Hello and welcome to the gender identity forum. It's really brave of you to come out, even here where you didn't think you knew anyone. Everyone here is really lovely and I'm pretty sure your sister will be supportive (she puts up with me at any rate and I'm a huge mess). I'm sending lots of love and courage to you; feel free to talk to me whenever about whatever because like Quinn said it's always good to have someone - trust me on that. No matter what the "thing" is it's always relieving to have someone that you can trust with anything. Sometimes they're there at the front of your mind and sometimes they can someone who surprises you. . Just a feeling but I think you may be tackled in a big hug from me next time I see you.
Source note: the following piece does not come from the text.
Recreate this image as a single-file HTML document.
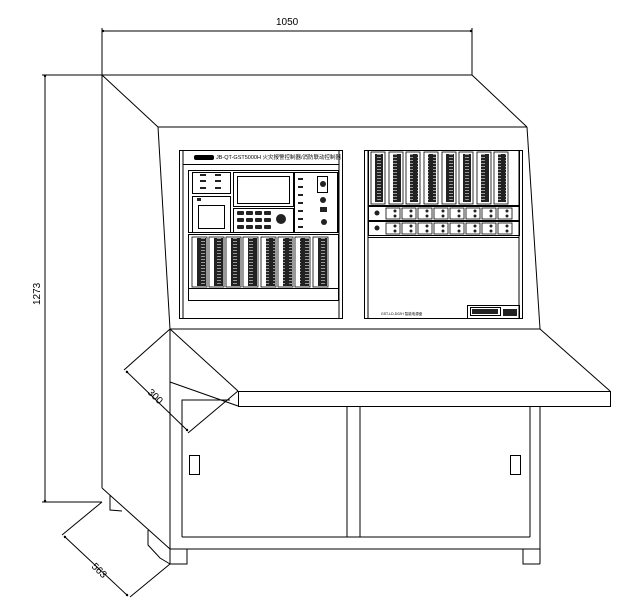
<!DOCTYPE html>
<html><head><meta charset="utf-8"><style>
html,body{margin:0;padding:0;background:#fff;}
svg{display:block;font-family:"Liberation Sans","Noto Sans CJK SC",sans-serif;}
</style></head><body>
<svg width="635" height="612" viewBox="0 0 635 612" xmlns="http://www.w3.org/2000/svg">
<defs>
<pattern id="mod" width="8" height="3" patternUnits="userSpaceOnUse">
<rect width="8" height="3" fill="#222"/><rect x="1" y="1" width="4" height="1" fill="#999"/>
</pattern>
</defs>
<g fill="none" stroke="#000" stroke-width="1">
<line x1="102" y1="31" x2="472" y2="31"/>
<line x1="102" y1="28" x2="102" y2="75"/>
<line x1="472" y1="28" x2="472" y2="75"/>
<line x1="45" y1="75" x2="45" y2="502"/>
<line x1="42" y1="75" x2="102" y2="75"/>
<line x1="42" y1="502" x2="102" y2="502"/>
<line x1="102" y1="75" x2="472" y2="75"/>
<line x1="102" y1="75" x2="102" y2="488"/>
<line x1="102" y1="75" x2="158" y2="127"/>
<line x1="472" y1="75" x2="527" y2="127"/>
<line x1="158" y1="127" x2="527" y2="127"/>
<line x1="158" y1="127" x2="170" y2="329"/>
<line x1="527" y1="127" x2="540" y2="329"/>
<rect x="179.5" y="150.5" width="163" height="168"/>
<line x1="183" y1="151" x2="183" y2="318"/>
<line x1="339" y1="151" x2="339" y2="318"/>
<line x1="183" y1="164.5" x2="339" y2="164.5"/>
<rect x="188.5" y="170.5" width="150" height="62"/>
<rect x="192.5" y="172.5" width="38" height="21"/>
<rect x="192.5" y="196.5" width="38" height="36"/>
<rect x="198.5" y="205.5" width="26" height="23"/>
<rect x="233.5" y="172.5" width="60" height="34"/>
<rect x="237.5" y="176.5" width="52" height="27"/>
<rect x="233.5" y="208.5" width="60" height="24"/>
<rect x="294.5" y="172.5" width="43" height="60"/>
<rect x="188.5" y="234.5" width="150" height="54"/>
<rect x="188.5" y="288.5" width="150" height="12"/>
<rect x="364.5" y="150.5" width="158" height="168"/>
<line x1="368" y1="151" x2="368" y2="318"/>
<line x1="519" y1="151" x2="519" y2="318"/>
<rect x="368.5" y="150.5" width="151" height="55"/>
<rect x="368.5" y="206.5" width="151" height="14"/>
<rect x="368.5" y="221.5" width="151" height="14"/>
<line x1="368" y1="237.5" x2="519" y2="237.5"/>
<rect x="467.5" y="305.5" width="52" height="13"/>
<rect x="470.5" y="307.5" width="30" height="8"/>
<line x1="170" y1="329" x2="540" y2="329"/>
<line x1="170" y1="329" x2="238" y2="391"/>
<line x1="540" y1="329" x2="610" y2="391"/>
<rect x="238.5" y="391.5" width="372" height="15"/>
<line x1="170" y1="382" x2="238" y2="406"/>
<line x1="170" y1="329" x2="170" y2="564"/>
<line x1="540" y1="406" x2="540" y2="564"/>
<polyline points="182,406 182,400 230,400"/>
<line x1="182" y1="400" x2="182" y2="537"/>
<line x1="182" y1="537" x2="530" y2="537"/>
<line x1="530" y1="406" x2="530" y2="537"/>
<line x1="347" y1="406" x2="347" y2="537"/>
<line x1="360" y1="406" x2="360" y2="537"/>
<line x1="170" y1="549" x2="540" y2="549"/>
<polyline points="170,564 187,564 187,549"/>
<polyline points="523,549 523,564 540,564"/>
<rect x="189.5" y="455.5" width="10" height="19"/>
<rect x="510.5" y="455.5" width="10" height="19"/>
<line x1="102" y1="488" x2="170" y2="549"/>
<polyline points="110,495 110,510 122,511"/>
<polyline points="148,530 148,545 160,558 170,564"/>
<line x1="170" y1="329" x2="124" y2="370"/>
<line x1="238" y1="391" x2="188" y2="433"/>
<line x1="126" y1="371" x2="188" y2="431"/>
<line x1="102" y1="502" x2="62" y2="535"/>
<line x1="170" y1="564" x2="130" y2="597"/>
<line x1="64" y1="536" x2="128" y2="596"/>
</g>
<g fill="#000">
<circle cx="45" cy="76" r="1.2"/><circle cx="45" cy="501" r="1.2"/>
<circle cx="103" cy="31" r="1.2"/><circle cx="471" cy="31" r="1.2"/>
<circle cx="127" cy="372" r="1.2"/><circle cx="187" cy="430" r="1.2"/>
<circle cx="65" cy="537" r="1.2"/><circle cx="127" cy="595" r="1.2"/>
<rect x="194" y="155" width="20" height="5" rx="2"/>
</g>
<g>
<rect x="197" y="238" width="9" height="48" fill="url(#mod)"/>
<rect x="214" y="238" width="9" height="48" fill="url(#mod)"/>
<rect x="231" y="238" width="9" height="48" fill="url(#mod)"/>
<rect x="248" y="238" width="9" height="48" fill="url(#mod)"/>
<rect x="266" y="238" width="9" height="48" fill="url(#mod)"/>
<rect x="283" y="238" width="9" height="48" fill="url(#mod)"/>
<rect x="300" y="238" width="9" height="48" fill="url(#mod)"/>
<rect x="318" y="238" width="9" height="48" fill="url(#mod)"/>
</g>
<g fill="none" stroke="#000" stroke-width="0.8">
<rect x="192" y="237" width="15" height="50"/><rect x="209" y="237" width="15" height="50"/>
<rect x="226" y="237" width="15" height="50"/><rect x="243" y="237" width="15" height="50"/>
<rect x="261" y="237" width="15" height="50"/><rect x="278" y="237" width="15" height="50"/>
<rect x="295" y="237" width="15" height="50"/><rect x="313" y="237" width="15" height="50"/>
<rect x="371" y="152" width="14" height="52"/><rect x="389" y="152" width="14" height="52"/>
<rect x="406" y="152" width="14" height="52"/><rect x="424" y="152" width="14" height="52"/>
<rect x="442" y="152" width="14" height="52"/><rect x="459" y="152" width="14" height="52"/>
<rect x="477" y="152" width="14" height="52"/><rect x="494" y="152" width="14" height="52"/>
</g>
<g>
<rect x="375" y="154" width="8" height="48" fill="url(#mod)"/>
<rect x="393" y="154" width="8" height="48" fill="url(#mod)"/>
<rect x="410" y="154" width="8" height="48" fill="url(#mod)"/>
<rect x="428" y="154" width="8" height="48" fill="url(#mod)"/>
<rect x="446" y="154" width="8" height="48" fill="url(#mod)"/>
<rect x="463" y="154" width="8" height="48" fill="url(#mod)"/>
<rect x="481" y="154" width="8" height="48" fill="url(#mod)"/>
<rect x="498" y="154" width="8" height="48" fill="url(#mod)"/>
</g>
<g fill="none" stroke="#000" stroke-width="0.8">
<rect x="386" y="208" width="14" height="11"/><rect x="402" y="208" width="14" height="11"/>
<rect x="418" y="208" width="14" height="11"/><rect x="434" y="208" width="14" height="11"/>
<rect x="450" y="208" width="14" height="11"/><rect x="466" y="208" width="14" height="11"/>
<rect x="482" y="208" width="14" height="11"/><rect x="498" y="208" width="14" height="11"/>
<rect x="386" y="223" width="14" height="11"/><rect x="402" y="223" width="14" height="11"/>
<rect x="418" y="223" width="14" height="11"/><rect x="434" y="223" width="14" height="11"/>
<rect x="450" y="223" width="14" height="11"/><rect x="466" y="223" width="14" height="11"/>
<rect x="482" y="223" width="14" height="11"/><rect x="498" y="223" width="14" height="11"/>
</g>
<g fill="#222">
<circle cx="377" cy="213" r="2.5"/><circle cx="377" cy="228" r="2.5"/>
<circle cx="395" cy="211" r="1.5"/><circle cx="395" cy="216" r="1.5"/><circle cx="411" cy="211" r="1.5"/><circle cx="411" cy="216" r="1.5"/>
<circle cx="427" cy="211" r="1.5"/><circle cx="427" cy="216" r="1.5"/><circle cx="443" cy="211" r="1.5"/><circle cx="443" cy="216" r="1.5"/>
<circle cx="459" cy="211" r="1.5"/><circle cx="459" cy="216" r="1.5"/><circle cx="475" cy="211" r="1.5"/><circle cx="475" cy="216" r="1.5"/>
<circle cx="491" cy="211" r="1.5"/><circle cx="491" cy="216" r="1.5"/><circle cx="507" cy="211" r="1.5"/><circle cx="507" cy="216" r="1.5"/>
<circle cx="395" cy="226" r="1.5"/><circle cx="395" cy="231" r="1.5"/><circle cx="411" cy="226" r="1.5"/><circle cx="411" cy="231" r="1.5"/>
<circle cx="427" cy="226" r="1.5"/><circle cx="427" cy="231" r="1.5"/><circle cx="443" cy="226" r="1.5"/><circle cx="443" cy="231" r="1.5"/>
<circle cx="459" cy="226" r="1.5"/><circle cx="459" cy="231" r="1.5"/><circle cx="475" cy="226" r="1.5"/><circle cx="475" cy="231" r="1.5"/>
<circle cx="491" cy="226" r="1.5"/><circle cx="491" cy="231" r="1.5"/><circle cx="507" cy="226" r="1.5"/><circle cx="507" cy="231" r="1.5"/>
<rect x="237" y="211" width="7" height="4" rx="1"/><rect x="246" y="211" width="7" height="4" rx="1"/><rect x="255" y="211" width="7" height="4" rx="1"/><rect x="264" y="211" width="7" height="4" rx="1"/>
<rect x="237" y="218" width="7" height="4" rx="1"/><rect x="246" y="218" width="7" height="4" rx="1"/><rect x="255" y="218" width="7" height="4" rx="1"/><rect x="264" y="218" width="7" height="4" rx="1"/>
<rect x="237" y="225" width="7" height="4" rx="1"/><rect x="246" y="225" width="7" height="4" rx="1"/><rect x="255" y="225" width="7" height="4" rx="1"/><rect x="264" y="225" width="7" height="4" rx="1"/>
<circle cx="281" cy="219" r="5"/>
<circle cx="323" cy="184" r="3"/><circle cx="323" cy="200" r="3"/><circle cx="324" cy="222" r="3"/>
<rect x="320" y="207" width="7" height="5"/>
<rect x="200" y="180" width="6" height="2"/><rect x="200" y="187" width="6" height="2"/><rect x="200" y="174" width="6" height="2"/>
<rect x="215" y="180" width="6" height="2"/><rect x="215" y="187" width="6" height="2"/><rect x="215" y="174" width="6" height="2"/>
<rect x="197" y="198" width="4" height="3"/>
<rect x="298" y="178" width="5" height="2"/><rect x="298" y="186" width="5" height="2"/><rect x="298" y="194" width="5" height="2"/><rect x="298" y="202" width="5" height="2"/><rect x="298" y="210" width="5" height="2"/><rect x="298" y="218" width="5" height="2"/><rect x="298" y="226" width="5" height="2"/>
<rect x="472" y="309" width="26" height="5"/><rect x="503" y="309" width="14" height="7"/>
</g>
<rect x="317.5" y="176.5" width="10" height="16" fill="none" stroke="#000"/>
<g font-size="10" fill="#000">
<text x="276" y="25">1050</text>
<text transform="translate(40,305) rotate(-90)">1273</text>
<text transform="translate(147,393) rotate(44)">300</text>
<text transform="translate(91,567) rotate(44)">563</text>
</g>
<text x="216" y="159" font-size="5.5" fill="#000">JB-QT-GST5000H 火灾报警控制器/消防联动控制器</text>
<text x="381" y="315" font-size="3.5" fill="#000">GST-LD-D02H 智能电源盘</text>
</svg>
</body></html>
Can't be sure but I just thought I'd tell you in advance so you can be prepared ~ love from Me
As for coming out to others it depends on the kind of person you are, me I like writing stuff down so I came out to the people that I was closest to with a letter (I have pictures of them if you want to maybe get ideas on the kinds of thing to say. I did ramble a little bit though. Okay maybe I rambled a lot) and other people - mainly from school - with an Instagram post. I like letters because they're personal but still let you leave them for the other person to read, digest, re-read, evaluate their feelings and then talk about it. I didn't like that talking bit because I don't like talking about my feelings face to face. There's people here who say their family down and told them, people who emailed or text the person. In the end it depends on what you're comfortable doing. I tried to tell Cara in person but I was too scared to (feelings you see. I don't like talking about them) do I wrote her a letter. In person my mind goes blank and I start rambling, stumbling over my words and/or talking so fast that no one catches what I've said. By writing it I was able to think about what I wanted to say and say it in a manner that was understandable. If you wanted to do it face to face then it might be an idea to write a list of what you want to say and then you can check back at it to cover everything. I know I forget what I'm trying to say when I'm nervous so having it written down helps. Good luck, Cal
Hey everyone, thanks for all the support! I forgot to mention that my new pronouns are she/they. Thanks so much guys! You all really are the best(!)
That's super awesome! I'm glad to hear you're figuring yourself out. I too come from a really catholic life so if you wanna talk about anything regarding that I'm here for ya.